Reputation: 64
I am trying to check if certain patterns exists between two other patterns across multiple lines. Namely in a SIP SDP I would like to know if 'a=recvonly','a=sendonly' or 'a=inactive' exists between two lines beginning with 'm=' or if there isn't a second 'm=' line then until the end of the string ($). For example between 'm=audio' and 'm=video' or if no other line beginning with 'm=' exists then until the end, which is an empty line at the bottom.
v=0\r$
o=- 1402066778 5 IN IP4 10.1.1.1\r$
c=IN IP4 10.1.1.1\r$
m=audio 2066 RTP/AVP 0 101\r$
a=rtpmap:0 PCMU/8000\r$
a=rtpmap:101 telephone-event/8000\r$
a=ptime:20\r$
a=inactive\r$
m=video 0 RTP/AVP 109 34\r$
a=inactive\r$
a=rtpmap:109 H264/90000\r$
a=fmtp:109 profile-level-id=42e01f\r$
$
There is a match here!
v=0\r$
o=- 1402066778 5 IN IP4 10.1.1.1\r$
c=IN IP4 10.1.1.1\r$
m=audio 2066 RTP/AVP 0 101\r$
a=rtpmap:0 PCMU/8000\r$
a=rtpmap:101 telephone-event/8000\r$
a=ptime:20\r$
m=video 0 RTP/AVP 109 34\r$
a=inactive\r$
a=rtpmap:109 H264/90000\r$
a=fmtp:109 profile-level-id=42e01f\r$
$
There is no match here
v=0\r$
o=- 1402066778 5 IN IP4 10.1.1.1\r$
c=IN IP4 10.130.93.210\r$
m=audio 2066 RTP/AVP 0 101\r$
a=rtpmap:0 PCMU/8000\r$
a=rtpmap:101 telephone-event/8000\r$
a=ptime:20\r$
a=recvonly\r$
$
There is a match here again
I thought the following should work because '|' is not greedy but it still finds the pattern in Example 2 where it should not since that appears below the m=video.
re1way = re.compile(r'm=audio.*?(a=recvonly|a=sendonly|a=inactive).*?[(^m=).*|(^$)]')
Where is the flaw in my idea please?
Upvotes: 1
Views: 179
Reputation: 161
I'm not quite sure based on your question exactly what the parameters are here. But given your examples and note that the end of a string is a possible endpoint, let's assume you want to determine whether one of the three "a=" instances you cite appear between the first "m=" and either "m="/end of string in a single string object (rather than identifying multiple instances in a single string object).
In this case, I might recommend the following utilizing the '|' special character in a two-tiered solution (this is for explanatory purposes but you get the idea).
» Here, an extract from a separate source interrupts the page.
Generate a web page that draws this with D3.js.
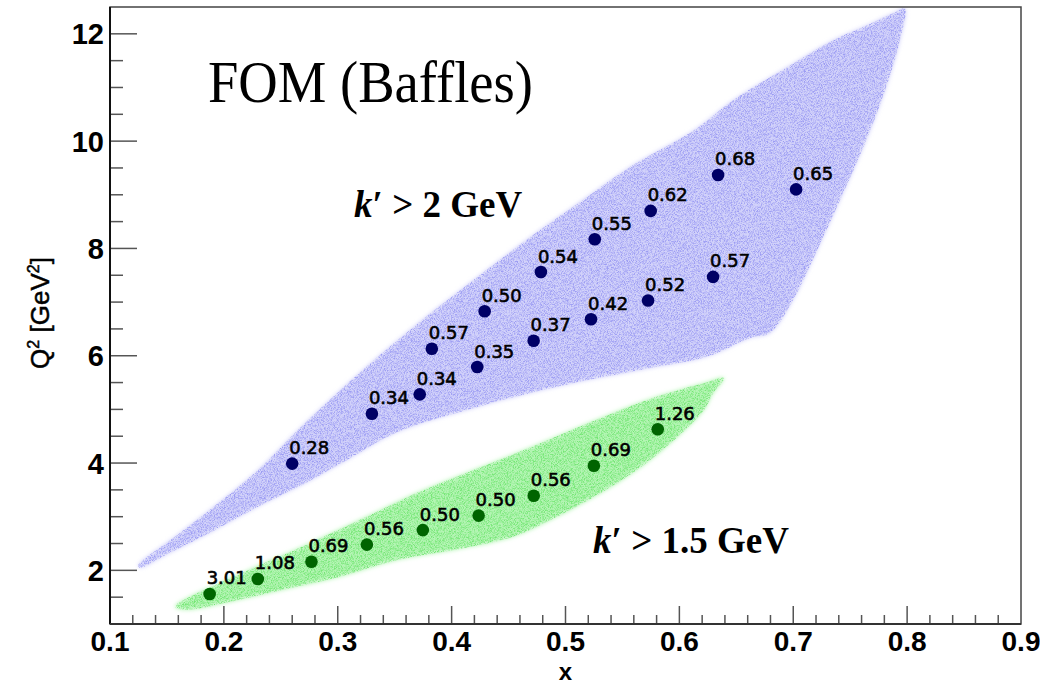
<!DOCTYPE html>
<html>
<head>
<meta charset="utf-8">
<script src="https://cdn.jsdelivr.net/npm/d3@7"></script>
<style>
  html, body { margin: 0; padding: 0; background: #fff; }
  svg { display: block; }
</style>
</head>
<body>
<svg id="chart" width="1040" height="686"></svg>
<script>
// ---------- data ----------
// k' > 2 GeV kinematic bins: x, Q2, FOM label
const blueX   = [0.260, 0.330, 0.372, 0.3826, 0.4225, 0.429, 0.472, 0.4784, 0.5224, 0.5257, 0.5725, 0.5748, 0.6296, 0.634, 0.7025];
const blueQ2  = [3.99, 4.92, 5.28, 6.13, 5.79, 6.83, 6.28, 7.56, 6.68, 8.17, 7.03, 8.70, 7.47, 9.37, 9.10];
const blueFOM = ["0.28", "0.34", "0.34", "0.57", "0.35", "0.50", "0.37", "0.54", "0.42", "0.55", "0.52", "0.62", "0.57", "0.68", "0.65"];

// k' > 1.5 GeV kinematic bins
const greenX   = [0.1875, 0.2298, 0.2769, 0.3256, 0.3747, 0.4237, 0.4721, 0.5249, 0.581];
const greenQ2  = [1.56, 1.84, 2.16, 2.48, 2.75, 3.02, 3.39, 3.95, 4.63];
const greenFOM = ["3.01", "1.08", "0.69", "0.56", "0.50", "0.50", "0.56", "0.69", "1.26"];

// acceptance region outlines (x, Q2) read from the event clouds
const blueRegionX  = [0.1246, 0.157, 0.1878, 0.2282, 0.2668, 0.3239, 0.374, 0.4249, 0.4715, 0.5189, 0.5593, 0.6128, 0.6471, 0.6945, 0.7349, 0.7648, 0.7876, 0.7981,
                      0.7937, 0.785, 0.7744, 0.7604, 0.7411, 0.7191, 0.6998, 0.6796,
                      0.662, 0.626, 0.5654, 0.4952, 0.4197, 0.3529, 0.3055, 0.2756, 0.2282, 0.1843, 0.1509, 0.1263];
const blueRegionQ2 = [2.086, 2.626, 3.128, 3.836, 4.655, 5.773, 6.667, 7.505, 8.25, 8.957, 9.553, 10.205, 10.763, 11.378, 11.881, 12.16, 12.384, 12.477,
                      11.881, 11.229, 10.577, 9.832, 8.901, 7.877, 7.039, 6.425,
                      6.331, 5.996, 5.736, 5.438, 5.028, 4.581, 4.022, 3.669, 3.166, 2.663, 2.309, 2.048];
const greenRegionX  = [0.1571, 0.2186, 0.2686, 0.3195, 0.3696, 0.4197, 0.4706, 0.5206, 0.5716, 0.6216, 0.6392,
                       0.6287, 0.6216, 0.5883, 0.554, 0.5206, 0.4873, 0.4539, 0.403, 0.3529, 0.302, 0.2519, 0.2019, 0.1676];
const greenRegionQ2 = [1.322, 1.974, 2.44, 2.942, 3.445, 3.873, 4.302, 4.749, 5.177, 5.493, 5.587,
                       5.27, 4.99, 4.30, 3.743, 3.315, 2.942, 2.626, 2.384, 2.197, 1.881, 1.639, 1.397, 1.266];

const xMajorTicks = [0.1, 0.2, 0.3, 0.4, 0.5, 0.6, 0.7, 0.8, 0.9];
const xTickLabels = ["0.1", "0.2", "0.3", "0.4", "0.5", "0.6", "0.7", "0.8", "0.9"];
const yMajorTicks = [2, 4, 6, 8, 10, 12];
const yTickLabels = ["2", "4", "6", "8", "10", "12"];

// ---------- layout ----------
const L = 110, R = 1021, T = 7, B = 624;
const svg = d3.select("#chart");
const x = d3.scaleLinear().domain([0.1, 0.9]).range([L, R]);
const y = d3.scaleLinear().domain([1.0, 12.5]).range([B, T]);

const defs = svg.append("defs");
defs.append("clipPath").attr("id", "plotclip")
  .append("rect").attr("x", L).attr("y", T).attr("width", R - L).attr("height", B - T);
const f = defs.append("filter").attr("id", "speck").attr("x", 0).attr("y", 0).attr("width", 1).attr("height", 1);
f.append("feTurbulence").attr("type", "fractalNoise").attr("baseFrequency", 1.3).attr("numOctaves", 1).attr("seed", 3).attr("result", "n");
f.append("feColorMatrix").attr("in", "n").attr("type", "matrix")
  .attr("values", "0 0 0 0 0  0 0 0 0 0  0 0 0 0 0  3.0 0 0 0 -1.2").attr("result", "a");
f.append("feComposite").attr("in", "SourceGraphic").attr("in2", "a").attr("operator", "in");
const soft = defs.append("filter").attr("id", "soft");
soft.append("feGaussianBlur").attr("stdDeviation", 2);

const plot = svg.append("g").attr("clip-path", "url(#plotclip)");

function region(xs, qs) { return xs.map((v, i) => [x(v), y(qs[i])]); }
const line = d3.line().curve(d3.curveCatmullRomClosed.alpha(0.5));

const regions = [
  { pts: region(blueRegionX, blueRegionQ2), base: "#d2d2fa", dot: "#9c9cf3" },
  { pts: region(greenRegionX, greenRegionQ2), base: "#b4f5b4", dot: "#74e674" }
];
regions.forEach(r => {
  plot.append("path").attr("d", line(r.pts)).attr("fill", r.base).attr("filter", "url(#soft)");
  plot.append("path").attr("d", line(r.pts)).attr("fill", r.dot).attr("filter", "url(#speck)");
});

// ---------- axes ----------
const axisCol = "#555";
const xMinor = d3.range(0.12, 0.899, 0.02).filter(v => Math.abs(v * 10 - Math.round(v * 10)) > 1e-6);
const yMinor = d3.range(1.5, 12.5, 0.5).filter(v => Math.abs(v / 2 - Math.round(v / 2)) > 1e-6);

const tg = svg.append("g").attr("stroke", axisCol).attr("stroke-width", 1.5);
xMajorTicks.slice(1, -1).forEach(v => tg.append("line").attr("x1", x(v)).attr("x2", x(v)).attr("y1", B).attr("y2", B - 18));
xMinor.forEach(v => tg.append("line").attr("x1", x(v)).attr("x2", x(v)).attr("y1", B).attr("y2", B - 9));
yMajorTicks.forEach(v => tg.append("line").attr("x1", L).attr("x2", L + 27).attr("y1", y(v)).attr("y2", y(v)));
yMinor.forEach(v => tg.append("line").attr("x1", L).attr("x2", L + 13).attr("y1", y(v)).attr("y2", y(v)));

// frame
svg.append("rect").attr("x", L).attr("y", T).attr("width", R - L).attr("height", B - T)
  .attr("fill", "none").attr("stroke", "#444").attr("stroke-width", 1.5);
svg.append("line").attr("x1", L).attr("x2", L).attr("y1", T).attr("y2", B).attr("stroke", "#111").attr("stroke-width", 2);
svg.append("line").attr("x1", L).attr("x2", R).attr("y1", B).attr("y2", B).attr("stroke", "#333").attr("stroke-width", 2);

// tick labels
const tickFont = "'Liberation Sans', Arial, sans-serif";
svg.append("g").selectAll("text").data(xMajorTicks).join("text")
  .attr("x", d => x(d)).attr("y", 651)
  .attr("text-anchor", "middle").attr("font-family", tickFont).attr("font-weight", "bold")
  .attr("font-size", 28).attr("fill", "#000")
  .text((d, i) => xTickLabels[i]);
svg.append("g").selectAll("text").data(yMajorTicks).join("text")
  .attr("x", 104).attr("y", d => y(d) + 10.5)
  .attr("text-anchor", "end").attr("font-family", tickFont).attr("font-weight", "bold")
  .attr("font-size", 29).attr("fill", "#000")
  .text((d, i) => yTickLabels[i]);

// axis titles
svg.append("text").attr("x", x(0.5)).attr("y", 680).attr("text-anchor", "middle")
  .attr("font-family", tickFont).attr("font-weight", "bold").attr("font-size", 24).text("x");
const yt = svg.append("text").attr("transform", "translate(49,313) rotate(-90)").attr("text-anchor", "middle")
  .attr("font-family", tickFont).attr("font-size", 26).attr("fill", "#000")
  .attr("stroke", "#000").attr("stroke-width", 0.5);
yt.append("tspan").text("Q");
yt.append("tspan").attr("font-size", 16).attr("dy", -10).text("2");
yt.append("tspan").attr("dy", 10).text(" [GeV");
yt.append("tspan").attr("font-size", 16).attr("dy", -10).text("2");
yt.append("tspan").attr("dy", 10).text("]");

// ---------- markers ----------
const series = [
  { xs: blueX, qs: blueQ2, lab: blueFOM, col: "#000066" },
  { xs: greenX, qs: greenQ2, lab: greenFOM, col: "#006400" }
];
series.forEach(s => {
  const g = svg.append("g");
  g.selectAll("circle").data(s.xs).join("circle")
    .attr("cx", d => x(d)).attr("cy", (d, i) => y(s.qs[i])).attr("r", 6.3).attr("fill", s.col);
  g.selectAll("text").data(s.xs).join("text")
    .attr("x", d => x(d) - 3).attr("y", (d, i) => y(s.qs[i]) - 9.5)
    .attr("font-family", "'DejaVu Sans', sans-serif").attr("font-size", 18).attr("fill", "#000")
    .attr("stroke", "#000").attr("stroke-width", 0.6)
    .text((d, i) => s.lab[i]);
});

// ---------- annotations ----------
svg.append("text").attr("x", 208).attr("y", 102).attr("font-family", "'Liberation Serif', 'Times New Roman', serif")
  .attr("font-size", 60).attr("textLength", 325).attr("lengthAdjust", "spacingAndGlyphs").attr("fill", "#000")
  .text("FOM (Baffles)");

function kLabel(px, py, txt) {
  const t = svg.append("text").attr("x", px).attr("y", py)
    .attr("font-family", "'Liberation Serif', 'Times New Roman', serif").attr("font-size", 37)
    .attr("font-weight", "bold").attr("fill", "#000");
  t.append("tspan").attr("font-style", "italic").text("k");
  t.append("tspan").text("\u2032 > " + txt);
}
kLabel(354, 217, "2 GeV");
kLabel(593, 553, "1.5 GeV");
</script>
</body>
</html>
I'm sure you could craft a fairly complicated single-line search with some work, but in terms of readability I think this is easier:
a = re.search("m=(.*?)(m=|$)", example, re.DOTALL)
if bool(a) is True:
ares = a.group()
aresb = re.search("a=(recvonly|sendonly|inactive)", ares)
if bool(aresb) is True:
print("Yes, 'a=' substring found! Matching substring: " + aresb.group())
else:
print("No initial 'm=' found!")
I note that because the standard regular expressions module doesn't support variable length negative lookbehind assertion patterns, trying to use such methods to create a single line to parse for instances where 'm=' appears before the end of the string (e.g. Example 2) will not work. A multiline solution is best in my opinion.
Upvotes: 1